At times, I too, have become disenchanted. Maybe I’ve tried so hard to obtain a partnership with a client or to land a project, only to discover once I win that engagement, that it’s not what I thought it would be. Let’s call that the “grass is always greener” syndrome.

Instead of wallowing in what our present is not we need to focus on what it is – the good elements and not so much the perceived negative aspects.

As I’ve discussed before, we all make strategic choices in our lives. We need to go into those choices with our eyes wide open, realizing that nothing is ever black or white – there is a lot of gray.

There will be moments of disappointment for those accomplishments we have placed on a pedestal and believe will bring us our happiness.

Happiness, however, is not a “thing.” If we didn’t have happiness to begin with before we sought a project or position, we won’t get it courtesy of said achievement. It’s an internal quality.

That said, we can spend our entire lives rethinking the strategic choices we have made. That’s a map to unhappiness, because we’re either living in the past or dreaming of the better future. We are suspended in limbo, and can’t enjoy our present.

It’s only when we can change our outlook on our world, that we attain what Achor calls the “happiness advantage.” From there, that productivity, enhanced thinking and creativity so integral to success will follow. Not the other way around.
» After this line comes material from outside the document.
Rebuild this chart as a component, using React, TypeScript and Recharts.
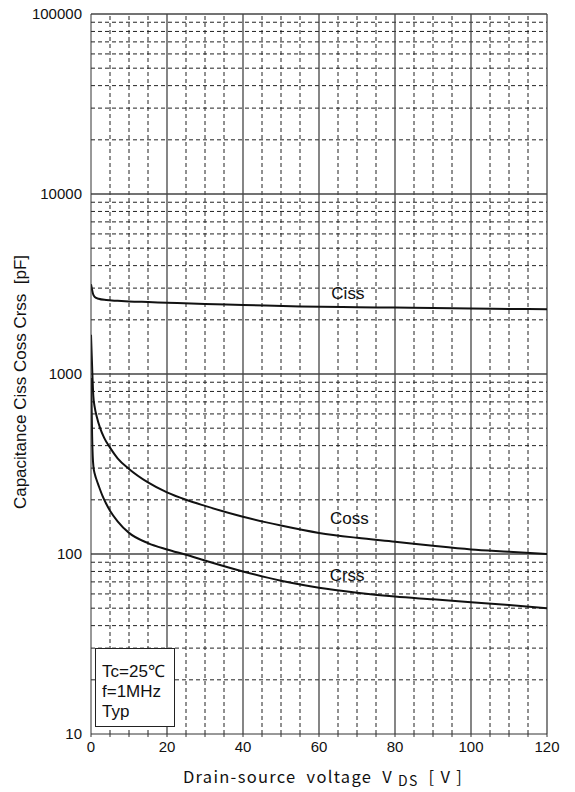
import React from 'react';
import { LineChart, Line, XAxis, YAxis, ReferenceLine, ReferenceDot, Label } from 'recharts';

// ---- data ----
const cissV = [0, 0.2, 0.5, 1, 2, 4, 7, 10, 15, 20, 30, 40, 55, 70, 80, 90, 100, 110, 120];
const cissC = [3150, 3000, 2800, 2680, 2620, 2575, 2550, 2530, 2510, 2490, 2450, 2420, 2370, 2350, 2340, 2330, 2310, 2300, 2290];

const cossV = [0, 0.2, 0.4, 0.6, 1, 1.5, 2.4, 3.5, 5, 7, 10, 15, 20, 25, 30, 40, 50, 60, 70, 80, 90, 100, 110, 120];
const cossC = [1650, 1250, 950, 760, 650, 580, 500, 440, 390, 340, 297, 250, 220, 200, 185, 161, 144, 131, 123, 117, 111, 106, 103, 100];

const crssV = [0, 0.1, 0.2, 0.3, 0.45, 0.65, 1, 1.5, 2, 3, 4, 5, 7, 10, 15, 20, 25, 30, 40, 50, 60, 70, 80, 90, 100, 110, 120];
const crssC = [950, 760, 590, 450, 350, 305, 278, 257, 240, 211, 190, 174, 152, 131, 115, 106, 99, 92, 80, 71, 65, 61, 58, 56, 54, 52, 50];

const xTicks = [0, 5, 10, 15, 20, 25, 30, 35, 40, 45, 50, 55, 60, 65, 70, 75, 80, 85, 90, 95, 100, 105, 110, 115, 120];
const xLabelStep = 20;
const yTicks = [10, 100, 1000, 10000, 100000];
const yTickLabels = ['10', '100', '1000', '10000', '100000'];

const xMajor = [20, 40, 60, 80, 100, 120];
const xMinor = [5, 10, 15, 25, 30, 35, 45, 50, 55, 65, 70, 75, 85, 90, 95, 105, 110, 115];
const yMajor = [100, 1000, 10000, 100000];
const yMinor = [
  20, 30, 40, 50, 60, 70, 80, 90,
  200, 300, 400, 500, 600, 700, 800, 900,
  2000, 3000, 4000, 5000, 6000, 7000, 8000, 9000,
  20000, 30000, 40000, 50000, 60000, 70000, 80000, 90000,
];

const curveNames = ['Ciss', 'Coss', 'Crss'];
const curveLabelV = [67.6, 68, 67.4];
const curveLabelC = [2820, 159, 76];

const conditions = ['Tc=25\u2103', 'f=1MHz', 'Typ'];

const toRows = (vs: number[], cs: number[]) => vs.map((v, i) => ({ v, c: cs[i] }));
const cissData = toRows(cissV, cissC);
const cossData = toRows(cossV, cossC);
const crssData = toRows(crssV, crssC);

const FONT = '"Liberation Sans", Arial, Helvetica, sans-serif';
const GRID_DASH = '4 3';

export default function App() {
  return (
    <div style={{ position: 'absolute', left: 0, top: 0, width: 575, height: 792, background: '#fff' }}>
      <LineChart width={575} height={792} margin={{ top: 14, right: 28, bottom: 0, left: 0 }}>
        <XAxis
          type="number"
          dataKey="v"
          domain={[0, 120]}
          ticks={xTicks}
          interval={0}
          allowDataOverflow
          height={58}
          tickSize={3}
          tickMargin={4}
          stroke="#333"
          tick={{ fill: '#111', fontSize: 15, fontFamily: FONT }}
          tickFormatter={(v: number) => (v % xLabelStep === 0 ? String(v) : '')}
        >
          <Label
            content={() => (
              <text
                x={323}
                y={783}
                textAnchor="middle"
                fontFamily='"Noto Sans CJK JP", "DejaVu Sans", sans-serif'
                fontSize={16.5}
                fill="#111"
                letterSpacing={1.3}
                style={{ whiteSpace: 'pre' }}
              >
                {'Drain-source  voltage  V '}
                <tspan fontSize={14} dy={3}>DS</tspan>
                <tspan dy={-3}>{'  [ V ]'}</tspan>
              </text>
            )}
          />
        </XAxis>
        <YAxis
          type="number"
          scale="log"
          domain={[10, 100000]}
          ticks={yTicks}
          interval={0}
          allowDataOverflow
          width={91}
          tickLine={false}
          tickSize={0}
          tickMargin={9}
          stroke="#333"
          tick={{ fill: '#111', fontSize: 15, fontFamily: FONT }}
          tickFormatter={(v: number) => yTickLabels[yTicks.indexOf(v)] ?? String(v)}
        >
          <Label
            content={() => (
              <text
                x={20}
                y={382}
                transform="rotate(-90 20 382)"
                textAnchor="middle"
                dominantBaseline="central"
                fontFamily={FONT}
                fontSize={17}
                fill="#111"
                style={{ whiteSpace: 'pre' }}
              >
                {'Capacitance Ciss Coss Crss  [pF]'}
              </text>
            )}
          />
        </YAxis>

        {yMinor.map((y) => (
          <ReferenceLine key={'ym' + y} y={y} stroke="#222" strokeWidth={1} strokeDasharray={GRID_DASH} />
        ))}
        {xMinor.map((x) => (
          <ReferenceLine key={'xm' + x} x={x} stroke="#222" strokeWidth={1} strokeDasharray={GRID_DASH} />
        ))}
        {yMajor.map((y) => (
          <ReferenceLine key={'yM' + y} y={y} stroke="#444" strokeWidth={1.3} />
        ))}
        {xMajor.map((x) => (
          <ReferenceLine key={'xM' + x} x={x} stroke="#444" strokeWidth={1.3} />
        ))}

        <Line data={cissData} dataKey="c" type="monotone" stroke="#111" strokeWidth={2} dot={false} isAnimationActive={false} />
        <Line data={cossData} dataKey="c" type="monotone" stroke="#111" strokeWidth={2} dot={false} isAnimationActive={false} />
        <Line data={crssData} dataKey="c" type="monotone" stroke="#111" strokeWidth={2} dot={false} isAnimationActive={false} />

        {curveNames.map((name, i) => (
          <ReferenceDot
            key={name}
            x={curveLabelV[i]}
            y={curveLabelC[i]}
            r={0}
            fill="none"
            stroke="none"
            label={{ value: name, position: 'center', fill: '#111', fontSize: 17, fontFamily: FONT }}
          />
        ))}
      </LineChart>
      <div
        style={{
          position: 'absolute',
          left: 95,
          top: 648,
          width: 80,
          height: 79,
          border: '1.3px solid #222',
          background: '#fff',
          boxSizing: 'border-box',
          fontFamily: FONT,
          fontSize: 17,
          lineHeight: '20px',
          color: '#111',
          padding: '13px 0 0 6px',
        }}
      >
        {conditions.map((t) => (
          <div key={t}>{t}</div>
        ))}
      </div>
    </div>
  );
}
If we’re not inclined to such happiness, we can help push it along by journaling the positive events that happened over the course of the day, exercising to get that feel-good dopamine chemical going, or meditating so we can focus on the task at hand – not the five million other things we have on our plates.

How do you put yourself in that positive state of mind so integral to boosting your energy, creativity and productivity levels?